General Sir Albert Houtum-Schindler (born 24 September 1846, the Netherlands or Germany; died 15 June 1916, Fenstanton, England) was a scholar of Persia and an employee of the Persian government.

== Career ==
Educated in engineering at Leipzig University, Houtum-Schindler was recruited to Persia in 1868 by the Indo-European Telegraph Service. Eight years later he became an inspector-general of the Persian telegraph service, and acquired the honorary rank of general in the Persian army. In 1882 he became the managing director of Khorasan's turquoise mines, and in 1889 became the inspector of branches for the Imperial Bank, as well as inspector-general of mines for the Persian Bank Mining Rights Corporation. However, he was dismissed in 1894 after this failed, which was deemed due to his management. By 1896 Houtum-Schindler had become Director of the Foreign Office Control Department and acted as adviser to the Persian Government on numerous topics. From 1902 to 1911 he held the post of honorary consul-general for Sweden.

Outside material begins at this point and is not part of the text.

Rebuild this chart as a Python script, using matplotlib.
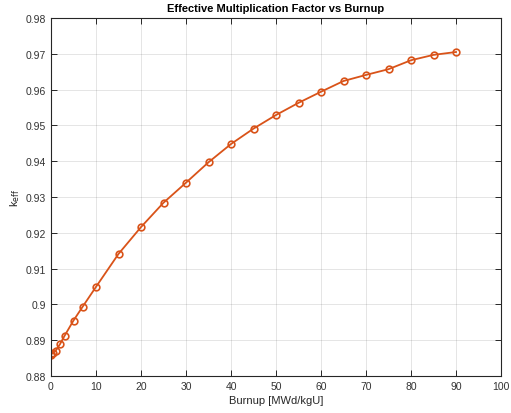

Houtum-Schindler married Louise Fagergren in 1870. She died in 1879 and in 1884 he married an English woman, Florence, with whom he had two sons, Alexander and Leonard.

He retired to England in 1911, suffering increasingly from gout, and died in 1916.

== Research and writing ==
During his work at the telegraph and mining operations, Houtum-Schindler travelled much of the country for long periods, during which he accumulated extensive amounts of geographical, archaeological, historical, linguistic, ethnographic, biological and financial data, and produced maps of various regions. The specialist library that he accumulated caused him to be frequently consulted for advice by European companies, foreign legations, and travellers; and he published over fifty articles in leading journals of the time, as well as writing articles for handbooks and reference works, including numerous articles for the 1911 Encyclopædia Britannica.

== Anecdotes ==
In 1879, Houtum-Schindler was ordered by the Persian government to curtail his excursions in Kerman province "because his horses and mules ate up all the stock" of grain in the province, which mostly imported its grain.

==Honours==
- CIE: Commander of the Order of the Indian Empire
- KCIE: Knight Commander of the Order of the Indian Empire
- Order of the Lion and the Sun
- Kingdom of Prussia: Order of the Red Eagle, 2nd class with star – 1901

== Selected works ==
- "Reisen im Südlichen Persien 1879" (1881)
- "Die Parsen in Persien: ihre Sprache und einige ihrer Gebräuche" (1882) – an account of the Zoroastrian community in Yazd and Kerman
- Houtum-Schindler, A. (1888). "On the length of the Persian Farsakh"
- "The Telegraph Department in Persia" (1892)
- Description of the card game Ganjifa, as quoted in Chess and Playing Cards: Catalogue of games and implements for divination exhibited by the United States National Museum in connection with the department of archaeology and paleontology of the University of Pennsylvania at the Cotton States and International Exposition, Stewart Culin, Atlanta, Georgia, 1895
- Eastern Persian Irak, Royal Geographical Society and J. Murray, London, 1896, an account of the region between Isfahan and Tehran. Available from Google books but full view only available in the US.